Um marco na pesquisa histórica e científica foi alcançado com a apresentação de um estudo no 24º Encontro Europeu da Associação de Paleopatologia, realizado em agosto de 2024, na Holanda. Pela primeira vez, foi relatado um genoma pré-histórico da bactéria Yersinia pestis fora da Eurásia, revelando que a peste bubônica esteve presente no antigo Egito. Embora não seja possível determinar a extensão da doença nesse período, a descoberta amplia o entendimento da história da humanidade e das pandemias.
Descoberta em uma múmia egípcia

Vestígios da perigosa bactéria patogênica foram encontrados em uma antiga múmia egípcia, datada de aproximadamente 3,29 mil anos. Esse indivíduo do sexo masculino, preservado por embalsamamento, provavelmente sofria de sintomas severos antes de sua morte. Os sintomas incluíam linfonodos inchados e dolorosos (bubões), febre alta e calafrios, característicos da peste bubônica.
A datação por radiocarbono situou a múmia no final do Segundo Período Intermediário ou início do Novo Reino, um período em que o Egito se destacava como uma das maiores potências do mundo antigo. A presença do DNA da bactéria no tecido ósseo e no conteúdo intestinal sugere que a doença estava em um estágio avançado quando o indivíduo faleceu.
Entendendo a peste bubônica
A Yersinia pestis é uma bactéria em forma de bastonete, gram-negativa, associada a infecções graves, e manifesta-se em três formas principais:
- Peste bubônica: caracterizada por bubões, febre e calafrios.
- Peste septicêmica: infecção disseminada no sangue.
- Peste pneumônica: forma respiratória altamente contagiosa.

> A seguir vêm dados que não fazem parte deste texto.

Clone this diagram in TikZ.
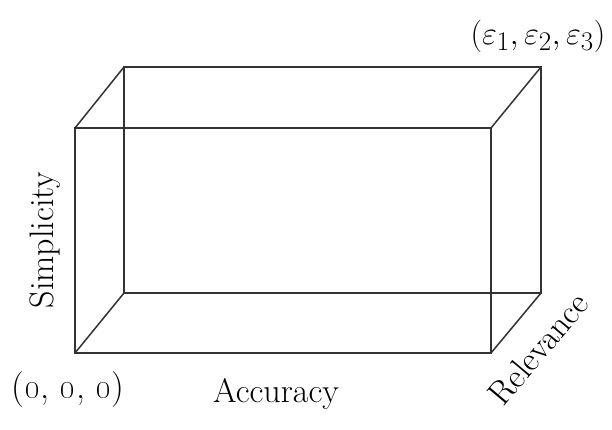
\documentclass[tikz,border=0pt]{standalone}
\begin{document}
\begin{tikzpicture}[x=1pt,y=-1pt,
  edge/.style={draw=black!80,line width=1.5pt},
  lbl/.style={font=\fontsize{34}{40}\selectfont,inner sep=0pt,text=black}]
\useasboundingbox (0,0) rectangle (612,429);
% front face
\coordinate (fbl) at (75,353);
\coordinate (fbr) at (491,353);
\coordinate (ftl) at (75,128);
\coordinate (ftr) at (491,128);
% back face
\coordinate (bbl) at (124,293);
\coordinate (bbr) at (541,293);
\coordinate (btl) at (124,67);
\coordinate (btr) at (541,67);
\draw[edge] (fbl) -- (fbr) -- (ftr) -- (ftl) -- cycle;
\draw[edge] (bbl) -- (bbr) -- (btr) -- (btl) -- cycle;
\draw[edge] (fbl) -- (bbl);
\draw[edge] (fbr) -- (bbr);
\draw[edge] (ftl) -- (btl);
\draw[edge] (ftr) -- (btr);
% labels
\node[lbl,anchor=base] (acc) at (276,402) {Accuracy};
\node[lbl,anchor=base,rotate=90] (sim) at (53,240) {Simplicity};
\node[lbl,rotate=50] (rel) at (538,349) {Relevance};
\node[lbl,font=\fontsize{36}{42}\selectfont] (orig) at (68,390) {(\oldstylenums{0}, \oldstylenums{0}, \oldstylenums{0})};
\node[lbl,font=\fontsize{24.88}{30}\selectfont,scale=1.3] (eps) at (538,36) {$(\varepsilon_1, \varepsilon_2, \varepsilon_3)$};
\end{tikzpicture}
\end{document}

Embora a peste bubônica seja mais conhecida por seu impacto na Europa do século XIV, onde dizimou um terço da população, evidências arqueológicas mostram que a doença é muito mais antiga. Vestígios da bactéria foram encontrados em esqueletos da Idade do Bronze, com cerca de 5,8 mil anos, antes mesmo de a Y. pestis desenvolver a capacidade de causar peste bubônica.
A peste no contexto do Egito antigo
Antes da análise dessa múmia, já havia indícios de surtos ao longo das margens do Nilo. Estudos realizados há mais de 20 anos identificaram a presença de pulgas em Amarna, uma vila arqueológica onde trabalhadores construíram a tumba de Tutancâmon. Como as pulgas são os principais vetores da peste, levantou-se a hipótese de que a doença poderia ter existido na região.

Outro dado histórico que corrobora a presença da peste é o Papiro Ebers, um dos documentos médicos mais antigos conhecidos. Datado de aproximadamente 1.550 a.C., o texto descreve sintomas como: “produziu um bubão e o pus se petrificou”, sugerindo um possível registro médico da doença.
Impacto da descoberta
Essa pesquisa não apenas redefine os limites geográficos conhecidos da Yersinia pestis, mas também enriquece a compreensão sobre as condições sanitárias e os desafios enfrentados pelas civilizações antigas. Além disso, destaca a importância da colaboração interdisciplinar entre arqueologia, biologia molecular e história para desvendar os segredos do passado.
A combinação de avanços tecnológicos e análises históricas promete revelar ainda mais sobre o impacto de doenças no curso da humanidade. Cada descoberta nos aproxima de uma compreensão mais ampla de nossa história compartilhada.